Pseudocode Schema (from (Bendou et al., 21 Nov 2025))

Algorithm steps include AdamW burn-in, RC-SGHMC loop with representation-based repulsion, cosine scheduling, and cycle-phase-specific noise injection. Predictions for downstream tasks are averaged over the prompt ensemble.

5. Empirical Evaluation

Recent studies provide extensive empirical evidence for ReBaPL’s effectiveness:

Metric/Setting	BMTPT (Lee et al., 13 Feb 2024)	ReBaPL (Bendou et al., 21 Nov 2025)
Param. efficiency	$0.035\%$ tuned	Match base method’s param. config
GLUE avg. (T5-base)	$88.7$	N/A
SGLUE avg. (T5-base)	$74.6$	N/A
Few-shot (4–32 shot, NLP)	$+3$–$8$ pt over MPT	N/A
Base-to-novel HM (16-shot VL)	N/A	$+0.8$–$3.2$ pp over base
Domain gen. (ImageNetV2/S/A/R)	N/A	$+0.3$–$0.9$ pp over base

Key findings include:

• SVGD repulsion is essential: Removing the $\nabla k$ term (or using a single particle) causes significant GLUE/SuperGLUE degradation ($\sim1$–$2$ points) (Lee et al., 13 Feb 2024).
• Ensemble diversity matters more than particle count: Raising $M$ without repulsion hurts transfer.
• Representation-based repulsion offers generalization gains across OOD, cross-dataset, and few-shot benchmarks, with both MMD and Wasserstein metrics delivering comparable gains (Bendou et al., 21 Nov 2025).
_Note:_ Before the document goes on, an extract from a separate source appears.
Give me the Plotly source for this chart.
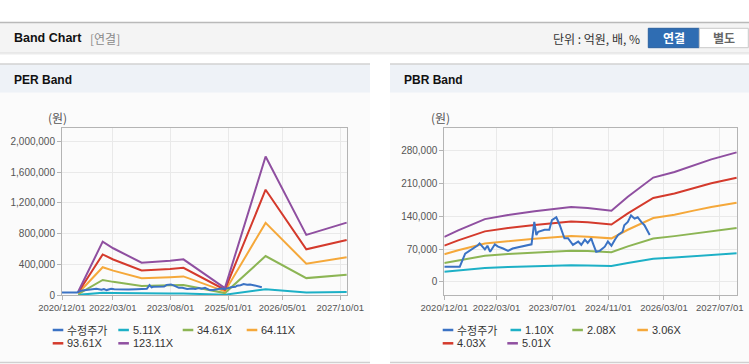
import plotly.graph_objects as go

W, H = 749, 364

# ---------------- data ----------------
price_dates = ["2020-12-01", "2021-04-15", "2021-06-01", "2021-07-25", "2021-09-20", "2021-10-05",
               "2021-11-20", "2021-12-12", "2022-01-05", "2022-02-15", "2022-03-15", "2022-04-28",
               "2022-06-10", "2022-07-20", "2022-10-01", "2022-11-18", "2023-01-01", "2023-01-25",
               "2023-02-12", "2023-02-28", "2023-04-25", "2023-06-05", "2023-06-28", "2023-08-05",
               "2023-09-03", "2023-10-15", "2023-11-15", "2023-12-28", "2024-02-12", "2024-03-10",
               "2024-04-10", "2024-05-05", "2024-06-05", "2024-06-18", "2024-07-18", "2024-08-18",
               "2024-10-01", "2024-10-28", "2024-11-28", "2024-12-28", "2025-01-25", "2025-03-05",
               "2025-03-20", "2025-04-20", "2025-05-18", "2025-06-18", "2025-07-15", "2025-08-15",
               "2025-09-12", "2025-10-28"]
price_values = [32000, 32000, 60000, 68000, 78000, 82000,
                69000, 77000, 64000, 80000, 75000, 71000,
                66000, 71000, 75000, 79000, 80000, 128000,
                100000, 107000, 111000, 111000, 132000, 138000,
                122000, 93000, 93000, 79000, 86000, 79000,
                90000, 83000, 93000, 83000, 64000, 66000,
                75000, 86000, 77000, 90000, 100000, 107000,
                121000, 128000, 142000, 135000, 138000, 128000,
                121000, 100000]

per_dates = ["2021-04-25", "2021-12-01", "2022-03-05", "2022-11-15", "2023-07-28", "2023-11-25",
             "2024-12-01", "2025-12-01", "2026-12-01", "2027-11-28"]
per_5_11 = [1800, 28800, 25300, 17500, 18600, 19300, 3700, 74900, 32500, 39100]
per_34_61 = [12100, 195400, 171200, 118300, 125600, 130700, 25300, 507100, 220100, 265100]
per_64_11 = [22400, 362000, 317200, 219300, 232800, 242200, 46900, 939500, 407800, 491100]
per_93_61 = [32700, 528500, 463100, 320100, 339900, 353600, 68400, 1371800, 595400, 717100]
per_123_11 = [43000, 695000, 609000, 421000, 447000, 465000, 90000, 1804000, 783000, 943000]

pbr_dates = ["2020-12-01", "2021-04-01", "2021-11-20", "2022-06-10", "2023-01-28", "2023-12-12",
             "2024-05-05", "2024-11-28", "2025-04-20", "2025-11-28", "2026-06-01", "2026-11-25",
             "2027-04-18", "2027-11-25"]
pbr_1_10 = [21100, 24200, 29400, 31400, 33200, 35100, 34700, 33400, 40000, 49000, 51600, 54900, 57500, 60800]
pbr_2_08 = [39900, 45700, 55600, 59400, 62700, 66400, 65600, 63100, 75600, 92600, 97600, 103800, 108800, 115000]
pbr_3_06 = [58600, 67200, 81900, 87300, 92200, 97700, 96500, 92800, 111200, 136200, 143500, 152700, 160000, 169200]
pbr_4_03 = [77200, 88500, 107800, 115000, 121500, 128700, 127100, 122300, 146400, 179400, 189000, 201100, 210800, 222800]
pbr_5_01 = [96000, 110000, 134000, 143000, 151000, 160000, 158000, 152000, 182000, 223000, 235000, 250000, 262000, 277000]

per_names = ["수정주가", "5.11X", "34.61X", "64.11X", "93.61X", "123.11X"]
pbr_names = ["수정주가", "1.10X", "2.08X", "3.06X", "4.03X", "5.01X"]

per_tickvals = ["2020-12-01", "2022-03-01", "2023-08-01", "2025-01-01", "2026-05-01", "2027-10-01"]
per_ticktext = ["2020/12/01", "2022/03/01", "2023/08/01", "2025/01/01", "2026/05/01", "2027/10/01"]
pbr_tickvals = ["2020-12-01", "2022-03-01", "2023-07-01", "2024-11-01", "2026-03-01", "2027-07-01"]
pbr_ticktext = ["2020/12/01", "2022/03/01", "2023/07/01", "2024/11/01", "2026/03/01", "2027/07/01"]

colors = ["#3a72c4", "#1db0c6", "#8cb554", "#f5a83a", "#d43a2c", "#8f4fa0"]

# ---------------- helpers ----------------
def px(x):
    return x / W

def py(y):
    return 1 - y / H

LAT = "Liberation Sans, Arial, sans-serif"
KR = "Noto Sans CJK KR, sans-serif"
BOLD = "Liberation Sans, Arial, sans-serif"

fig = go.Figure()

per_series = [(price_dates, price_values), (per_dates, per_5_11), (per_dates, per_34_61),
              (per_dates, per_64_11), (per_dates, per_93_61), (per_dates, per_123_11)]
pbr_series = [(price_dates, price_values), (pbr_dates, pbr_1_10), (pbr_dates, pbr_2_08),
              (pbr_dates, pbr_3_06), (pbr_dates, pbr_4_03), (pbr_dates, pbr_5_01)]

order = [1, 2, 3, 4, 5, 0]
for i in order:
    d, v = per_series[i]
    fig.add_trace(go.Scatter(x=d, y=v, mode="lines", name=per_names[i],
                             line=dict(color=colors[i], width=2),
                             xaxis="x", yaxis="y", showlegend=False))
for i in order:
    d, v = pbr_series[i]
    fig.add_trace(go.Scatter(x=d, y=v, mode="lines", name=pbr_names[i],
                             line=dict(color=colors[i], width=2),
                             xaxis="x2", yaxis="y2", showlegend=False))

axis_common = dict(showline=True, mirror=True, linecolor="#b4b4b4", linewidth=1,
                   showgrid=True, gridcolor="#e9e9e9", gridwidth=1,
                   ticks="outside", ticklen=4, tickcolor="#b4b4b4",
                   zeroline=False, fixedrange=True, automargin=False)
xfont = dict(family=LAT, size=9.5, color="#555555")
yfont = dict(family=LAT, size=10, color="#555555")

ydom = [py(295), py(128.3)]
fig.update_layout(
    template="none",
    width=W, height=H, autosize=False,
    margin=dict(l=0, r=0, t=0, b=0, pad=0, autoexpand=False),
    paper_bgcolor="white", plot_bgcolor="white",
    xaxis=dict(domain=[px(62), px(347)], type="date",
               range=["2020-12-01", "2027-12-01"],
               tickmode="array", tickvals=per_tickvals, ticktext=per_ticktext,
               tickangle=0, tickfont=xfont, anchor="y", **axis_common),
    yaxis=dict(domain=ydom, range=[0, 2172000], tickmode="linear", tick0=0, dtick=400000,
               tickformat=",d", tickfont=yfont, anchor="x", **axis_common),
    xaxis2=dict(domain=[px(444.3), px(737.3)], type="date",
                range=["2020-12-01", "2027-12-01"],
                tickmode="array", tickvals=pbr_tickvals, ticktext=pbr_ticktext,
                tickangle=0, tickfont=xfont, anchor="y2", **axis_common),
    yaxis2=dict(domain=ydom, range=[-28500, 328500], tickmode="linear", tick0=0, dtick=70000,
                tickformat=",d", tickfont=yfont, anchor="x2", **axis_common),
    showlegend=False,
)

shapes = []
annotations = []

def rect(x0, y0, x1, y1, fill, line=None, lw=0):
    shapes.append(dict(type="rect", xref="paper", yref="paper",
                       x0=px(x0), x1=px(x1), y0=py(y1), y1=py(y0),
                       fillcolor=fill, line=dict(color=line or fill, width=lw), layer="below"))

def hline(x0, x1, y, color, w=1):
    shapes.append(dict(type="line", xref="paper", yref="paper",
                       x0=px(x0), x1=px(x1), y0=py(y), y1=py(y),
                       line=dict(color=color, width=w), layer="below"))

def text(x, y, s, size=12, color="#333333", family=KR, xanchor="left", bold=False):
    if bold:
        s = "<b>" + s + "</b>"
    annotations.append(dict(x=px(x), y=py(y), xref="paper", yref="paper", text=s,
                            showarrow=False, xanchor=xanchor, yanchor="middle",
                            font=dict(size=size, color=color, family=family)))

# top header bar
rect(0, 22.5, 749, 52.5, "#f4f4f4")
hline(0, 749, 22.5, "#b9b9b9", 1.5)
hline(0, 749, 53, "#d6d6d6", 1)
hline(0, 749, 54, "#ececec", 1)
text(12, 38, "Band Chart", 12.5, "#111111", BOLD, bold=True)
text(88, 38.5, "[연결]", 12, "#8a8a8a", KR)
text(641.5, 39, "단위 : 억원, 배, %", 12, "#333333", KR, xanchor="right")
rect(648.3, 28.3, 699.3, 47.7, "#2f6db3", "#2a619f", 1)
text(673.8, 38, "연결", 12, "white", KR, xanchor="center", bold=True)
rect(699.3, 28.3, 748.3, 47.7, "#ffffff", "#c8c8c8", 1)
text(723.8, 38, "별도", 12, "#666666", KR, xanchor="center", bold=True)

# panels
for (x0, x1, title) in [(0, 370, "PER Band"), (390, 749, "PBR Band")]:
    rect(x0, 64, x1, 92.7, "#eef2f7")
    hline(x0, x1, 64, "#d2d2d2", 1.5)
    rect(x0, 92.7, x1, 362, "#fbfbfb")
    hline(x0, x1, 362.5, "#d0d0d0", 1.5)
    text(x0 + 12, 79.5, title, 12, "#111111", BOLD, bold=True)

# unit labels
text(57, 118, "(원)", 12, "#555555", KR, xanchor="center")
text(440, 118, "(원)", 12, "#555555", KR, xanchor="center")

# legends
def legend_item(x_line, y, name, color):
    hline(x_line, x_line + 10.6, y, color, 2.5)
    fam = KR if name == "수정주가" else LAT
    text(x_line + 12.5, y, name, 11, "#333333", fam)

per_leg = [(52.7, 330), (118.3, 330), (182.7, 330), (246.7, 330), (52.7, 343.3), (118.3, 343.3)]
pbr_leg = [(442.7, 330), (510.5, 330), (572.3, 330), (637.3, 330), (442.7, 343.3), (507.3, 343.3)]
for i in range(6):
    legend_item(per_leg[i][0], per_leg[i][1], per_names[i], colors[i])
    legend_item(pbr_leg[i][0], pbr_leg[i][1], pbr_names[i], colors[i])

fig.update_layout(shapes=shapes, annotations=annotations)
fig.write_html("out.html",
               config={"displayModeBar": False},
               post_script="document.body.style.margin='0';document.body.style.overflow='hidden';")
6. Theoretical and Practical Significance

ReBaPL’s core innovation is the explicit maintenance of diversity among prompt samples in the Bayesian posterior, operationalized via repulsive forces. This avoids the mode-seeking collapse typical of mean-field variational methods and ensures the posterior support covers multiple plausible task solutions. Empirically, this leads to improved sample efficiency, transfer, and OOD performance in both language and vision–language prompt tuning. The approach is agnostic to the parameterization and architecture of the base prompt method, supporting broad adoption via optimizer substitution (Lee et al., 13 Feb 2024, Bendou et al., 21 Nov 2025).

A plausible implication is that such repulsive Bayesian strategies will be instrumental as model and prompt spaces grow in scale and multimodality, particularly for few-shot, multitask, and adaptive inference problems.

7. Related Work and Distinctions

ReBaPL generalizes prompt tuning by merging ideas from SVGD-based Bayesian deep learning (Lee et al., 13 Feb 2024) and MCMC-based uncertainty quantification (Bendou et al., 21 Nov 2025), augmenting them with bespoke notions of functional diversity customized for prompt-based control in large models. The key distinction from prior Bayesian prompt learning is the repulsive interaction, either via kernel gradients in parameter space (NLP) or representation-space distances (vision-language), setting ReBaPL apart from both unimodal variational approximations and unregularized ensembling.

In conclusion, Repulsive Bayesian Prompt Learning variants provide a principled and practically effective framework for enhancing prompt-based model adaptation and generalization through robust, multimodal posterior inference equipped with diversity-preserving repulsion.